Stuff like that is definitely fun. In the 1990s I bought a Sharp PC-E500S pocket computer and hacked the CPU's instruction set. With no internet and no documentation about the processor, I invented my own assembler syntax for the instructions. Assembler, disassembler, hex monitor, (written in Basic) are all still working to this day.
All my notes at the time were made with pencil on paper. Even if I could find them, I'm not sure they would still be readable. The Basic programs could only be copied by re-typing them manually on a contemporary computer. Presenting this pre-internet stuff on a website would just be too much work, sorry.
If you do find the documents though, please consider just scanning them and uploading them to Internet Archive and posting the links to HN. That way someone else in the future can find it and decide if they want to do the manual re-typing etc themselves :)
That just makes it a meta challenge…for some unknown engineer who wants to reverse-engineer an engineer’s program that reverse-engineered a program with an unknown instruction set.
Probably the second-best fun I ever had was reverse engineering a discrete-TTL processor and the firmware written for it.

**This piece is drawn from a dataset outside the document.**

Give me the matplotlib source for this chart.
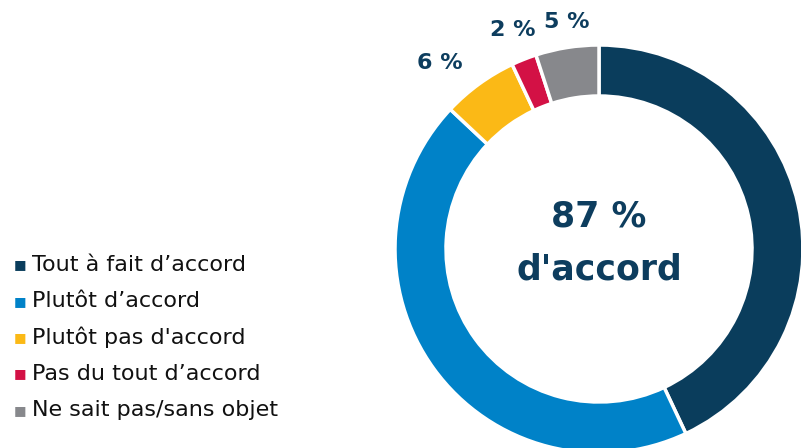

These were embedded in some Xerox Diablo daisy-wheel printers dating from the latter half of the 20th Century. And the best fun I ever had was hacking that code to better suit the unique needs of my customer!
I wrote about the Diablos and their multi-axis realtime motion control here [1]. The good stuff about the hacking starts just over halfway down the page, "the Diablo proprietary processor."

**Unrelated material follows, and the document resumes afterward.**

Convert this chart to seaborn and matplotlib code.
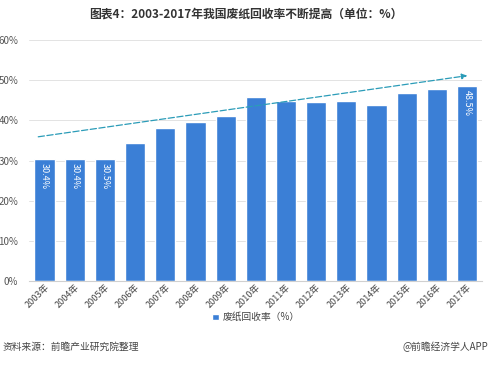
#!/usr/bin/env python3

import pandas as pd
import matplotlib.pyplot as plt
import seaborn as sns

# 废纸回收率 2003-2017
years = ['2003年', '2004年', '2005年', '2006年', '2007年', '2008年', '2009年', '2010年',
         '2011年', '2012年', '2013年', '2014年', '2015年', '2016年', '2017年']
rates = [30.4, 30.4, 30.5, 34.3, 38.1, 39.5, 41.0, 45.8, 44.8, 44.5, 44.8, 43.8, 46.8, 47.8, 48.5]
labelled = {0: '30.4%', 1: '30.4%', 2: '30.5%', 14: '48.5%'}
yticks = [0, 10, 20, 30, 40, 50, 60]

sns.set_style('white')
plt.rcParams['font.family'] = ['Noto Sans CJK SC', 'DejaVu Sans']

df = pd.DataFrame({'year': years, 'rate': rates})

fig, ax = plt.subplots(figsize=(4.91, 3.69), dpi=100)
fig.subplots_adjust(left=0.06, right=0.982, top=0.892, bottom=0.238)

sns.barplot(data=df, x='year', y='rate', color='#3b7fd6', saturation=1,
            width=0.67, ax=ax, label='废纸回收率（%）')

# values inside the top of some bars
for i, txt in labelled.items():
    ax.text(i, rates[i] - 1.0, txt, rotation=-90, ha='center', va='top',
            color='white', fontsize=6.5)

# trend arrow
ax.annotate('', xy=(14.1, 51.2), xytext=(-0.3, 35.8),
            arrowprops=dict(arrowstyle='-|>', color='#2b9cb8', lw=0.9,
                            linestyle=(0, (5, 2)), mutation_scale=8))

ax.set_ylim(0, 60)
ax.set_xlim(-0.5, 14.5)
ax.set_yticks(yticks)
ax.set_yticklabels([f'{v}%' for v in yticks], fontsize=7, color='#555555')
ax.yaxis.grid(True, color='#e3e3e3', lw=0.7)
ax.set_axisbelow(True)
ax.tick_params(axis='y', length=0, pad=8)
ax.tick_params(axis='x', length=0, pad=1)
plt.setp(ax.get_xticklabels(), rotation=45, ha='right', rotation_mode='anchor',
         fontsize=6.5, color='#444444')
ax.set_xlabel('')
ax.set_ylabel('')
for s in ['top', 'right', 'left']:
    ax.spines[s].set_visible(False)
ax.spines['bottom'].set_color('#d0d0d0')

ax.legend(loc='center', bbox_to_anchor=(0.5, -0.15), frameon=False,
          fontsize=7, handlelength=0.7, handleheight=0.7, handletextpad=0.4,
          labelcolor='#444444')

fig.text(0.5, 0.962, '图表4：2003-2017年我国废纸回收率不断提高（单位：%）',
         ha='center', va='center', fontsize=8.5, fontweight='bold', color='#333333')
fig.text(0.005, 0.06, '资料来源：前瞻产业研究院整理', ha='left', va='center',
         fontsize=7, color='#444444')
fig.text(0.995, 0.06, '@前瞻经济学人APP', ha='right', va='center',
         fontsize=7, color='#444444')

fig.savefig('out.png', dpi=100)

HN has honored me in past by recognizing other items on the site, such as "One-Bit Computing at 60 Hertz" [2] and "the KK Computer - a radical 6502 redesign" [3].
I wonder what the mystery instruction set in the slides actually is? (Assuming it is a real instruction set and not just something made up to demo the idea.)
It's a reverse-engineering conference presentation by 2 Russian authors who highlight that they aren't providing any details about the context despite the obvious extreme relevance, and where their solution does not handle any obfuscation at all. So they are probably not decompiling APT malware running in nested VMs, but I'm going to guess reverse-engineering old highly-secret Russian military hardware where the only docs are high-level ones about the usage and repair, not what the chips are doing, and where the contractor wants to bugfix or develop new versions but needs to understand all the inner logic and what empirical ad hoc corrections it might be incorporating through the wisdom of long-dead Russian mega-brain engineers.
Yeah I'm very familiar with 'file', I just wondered in what context one needs the ability to identify 38 machine languages, i.e. why does an organization deal with files containing unknown machine code, and have the need to identify them?
Sounds like maybe reverse engineering/security "research"-oriented work, perhaps.
I was basically leveraging my eidetic memory of opcodes and operands and its bitfields.
It all got started with writing pure assembly for Motorola 6502 (for arcades) and PDP-11 then eventually ended with ARM/RISC/MIPS. Most esoteric one is the Transmeta VLIW (TMS3200-02).
In the slide 9, they show the frequency of each 16-bit value. In a compressed code, the frequency of each value should be almost equal.
10 or 20 years ago, when reverse engineering any unknown file it was a good to assume it was no compressed and you could get some insight looking at the hex editor and hopping the best. Now many are compressed, so a good first step is to change the extension to .zip and try WinRar (or look for a header if you are not lazy).
I assume that with compressed code you can use the same strategy. Try to assume it's using a well known compression algorithm, and crossing your fingers.